My first foray into New York’s politics came when I read the Inspector General’s 2010 report on the Aqueduct VLT procurement award to AEG that ended up being reversed in a matter of weeks. Even though I had spent my professional life in government, including public contracting, I was simply blown away by what the IG’s report revealed. Two of the three major players – Speaker Sheldon Silver and the then-Governor – completely abdicated responsibility, leaving a multi-billion dollar decision to the then-President of the Senate. The Senate engaged in a “process” that was as incompetent as it was venal. The IG referred his report to various law enforcement officials, presumably to look at possible criminal conduct for which there was ample suspicion. At a news conference in the past year addressing, in part, his decision to not award a no-bid contract to the eventual successful bidder for the VLT’s, Governor Cuomo was asked a question referencing the botched procurement. He responded by saying, “I wasn’t here then.”

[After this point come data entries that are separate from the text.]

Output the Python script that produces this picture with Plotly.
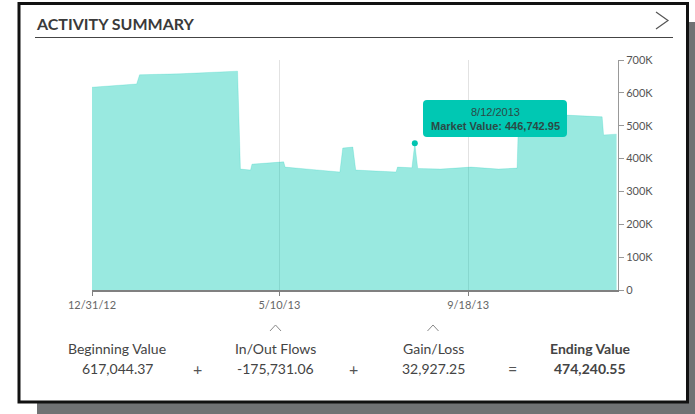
import plotly.graph_objects as go

# ---- data ----
dates = ["2012-12-31", "2013-01-31", "2013-02-02", "2013-03-02", "2013-04-11",
         "2013-04-13", "2013-04-20", "2013-04-21", "2013-05-13", "2013-05-14",
         "2013-06-01", "2013-06-21", "2013-06-23", "2013-06-30", "2013-07-02",
         "2013-07-30", "2013-07-31", "2013-08-10", "2013-08-12", "2013-08-14",
         "2013-08-30", "2013-09-20", "2013-10-09", "2013-10-22", "2013-10-23",
         "2013-11-21", "2013-12-20", "2013-12-21", "2013-12-30"]
values = [617044.37, 627000, 655000, 658000, 666000,
          368000, 365000, 383000, 390000, 374000,
          367000, 359000, 432000, 435000, 365000,
          359000, 374000, 372000, 446742.95, 370000,
          368000, 374000, 368000, 371000, 530000,
          533000, 527000, 472000, 474240.55]
hover_date = "2013-08-12"
hover_value = 446742.95
x_tickvals = ["2012-12-31", "2013-05-10", "2013-09-18"]
x_ticktext = ["12/31/12", "5/10/13", "9/18/13"]
y_tickvals = [0, 100000, 200000, 300000, 400000, 500000, 600000, 700000]
y_ticktext = ["0", "100K", "200K", "300K", "400K", "500K", "600K", "700K"]
summary_labels = ["Beginning Value", "In/Out Flows", "Gain/Loss", "Ending Value"]
summary_values = ["617,044.37", "-175,731.06", "32,927.25", "474,240.55"]
operators = ["+", "+", "="]

W, H = 695, 414
# plot area in window pixel coordinates
L, R, T, B = 92, 618, 60, 290


def px(x, y):
    return (x - L) / (R - L), (B - y) / (B - T)


fig = go.Figure()
fig.add_trace(go.Scatter(
    x=dates, y=values, mode="lines", fill="tozeroy",
    fillcolor="rgba(0,200,178,0.40)",
    line=dict(color="rgba(0,200,178,0.40)", width=0.5),
    hoverinfo="skip", showlegend=False))
fig.add_trace(go.Scatter(
    x=[hover_date], y=[hover_value], mode="markers",
    marker=dict(color="#00c4b0", size=6),
    hoverinfo="skip", showlegend=False))

shapes = []
# shadow and card
x0, y0 = px(37, 22); x1, y1 = px(720, 430)
shapes.append(dict(type="rect", xref="paper", yref="paper", x0=x0, y0=y0, x1=x1, y1=y1,
                   fillcolor="#707274", line=dict(width=0), layer="below"))
x0, y0 = px(19, 3.5); x1, y1 = px(687.5, 402)
shapes.append(dict(type="rect", xref="paper", yref="paper", x0=x0, y0=y0, x1=x1, y1=y1,
                   fillcolor="white", line=dict(color="#111", width=3), layer="below"))
# title underline
x0, y0 = px(35, 37.5); x1, _ = px(673, 37.5)
shapes.append(dict(type="line", xref="paper", yref="paper", x0=x0, y0=y0, x1=x1, y1=y0,
                   line=dict(color="#444", width=1)))


def path(points):
    s = ""
    for i, (a, b) in enumerate(points):
        pa, pb = px(a, b)
        s += ("M" if i == 0 else "L") + f"{pa:.5f},{pb:.5f} "
    return s


# chevron
shapes.append(dict(type="path", xref="paper", yref="paper",
                   path=path([(656, 12), (668, 20.5), (656, 29)]),
                   line=dict(color="#555", width=1.2)))
# carets
for cx in (275.5, 433):
    shapes.append(dict(type="path", xref="paper", yref="paper",
                       path=path([(cx - 5.5, 331), (cx, 325), (cx + 5.5, 331)]),
                       line=dict(color="#888", width=1)))

# tooltip rounded rect
tx0, ty0, tx1, ty1, r = 423, 100, 567, 137, 4


def rrect(x0, y0, x1, y1, r):
    def p(a, b):
        u, v = px(a, b)
        return f"{u:.5f},{v:.5f}"
    return (f"M{p(x0 + r, y0)} L{p(x1 - r, y0)} Q{p(x1, y0)} {p(x1, y0 + r)} "
            f"L{p(x1, y1 - r)} Q{p(x1, y1)} {p(x1 - r, y1)} L{p(x0 + r, y1)} "
            f"Q{p(x0, y1)} {p(x0, y1 - r)} L{p(x0, y0 + r)} Q{p(x0, y0)} {p(x0 + r, y0)} Z")


shapes.append(dict(type="path", xref="paper", yref="paper",
                   path=rrect(tx0, ty0, tx1, ty1, r),
                   fillcolor="#00c8b3", line=dict(width=0)))

annotations = []


def ann(text, x, y, size, color, family="Lato", xanchor="center"):
    u, v = px(x, y)
    annotations.append(dict(text=text, x=u, y=v, xref="paper", yref="paper",
                            xanchor=xanchor, yanchor="middle", showarrow=False,
                            font=dict(size=size, color=color, family=family)))


ann("<b>ACTIVITY SUMMARY</b>", 34, 23, 16, "#3a3a3a", xanchor="left")
ann("8/12/2013", 495, 112, 11, "#2b4a46", family="Liberation Sans")
ann("<b>Market Value: 446,742.95</b>", 495, 125.5, 11, "#2b4a46", family="Liberation Sans")

label_x = [117, 275, 433, 590]
op_x = [197, 353, 512]
for i, (lab, val) in enumerate(zip(summary_labels, summary_values)):
    if i == 3:
        lab, val = f"<b>{lab}</b>", f"<b>{val}</b>"
    ann(lab, label_x[i], 348, 14, "#444")
    ann(val, label_x[i], 368, 14, "#444")
for ox, op in zip(op_x, operators):
    ann(op, ox, 368, 16, "#555")

fig.update_layout(
    width=W, height=H,
    margin=dict(l=L, r=W - R, t=T, b=H - B, pad=0),
    paper_bgcolor="white", plot_bgcolor="rgba(0,0,0,0)",
    shapes=shapes, annotations=annotations,
    font=dict(family="Lato", color="#555"),
    xaxis=dict(type="date", range=["2012-12-31", "2013-12-31"],
               tickvals=x_tickvals, ticktext=x_ticktext,
               showgrid=True, gridcolor="#e2e2e2", gridwidth=1,
               showline=True, linecolor="#808080", linewidth=1.5,
               ticks="outside", ticklen=4, tickcolor="#808080",
               tickfont=dict(size=11, color="#666"), zeroline=False, fixedrange=True),
    yaxis=dict(side="right", range=[0, 700000],
               tickvals=y_tickvals, ticktext=y_ticktext,
               showgrid=False, zeroline=False,
               showline=True, linecolor="#999", linewidth=1,
               ticks="outside", ticklen=5, tickcolor="#999",
               tickfont=dict(size=11, color="#555"), fixedrange=True),
)

fig.write_html("out.html", config={"displayModeBar": False},
               post_script="document.body.style.margin='0';document.body.style.overflow='hidden';")
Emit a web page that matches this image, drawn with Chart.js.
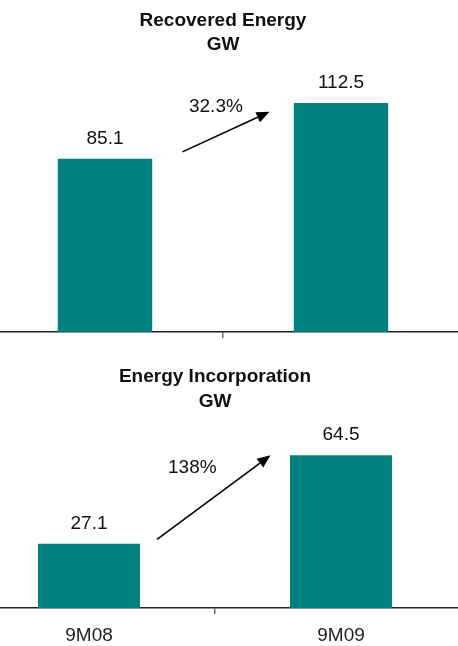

At the time of both the AEG contract award and the Inspector General’s report, Cuomo was the state’s top law enforcement official as the Attorney General. But if you are not taking responsibility for things for which you are, indeed, responsible, saying you are not “here” is, unfortunately, all too accurate. The Governor has ducked responsibility for his oversight of LIPA, and while it is too early to tell if he is taking a similar approach to NYRA, his past performances indicates that may be in the offing.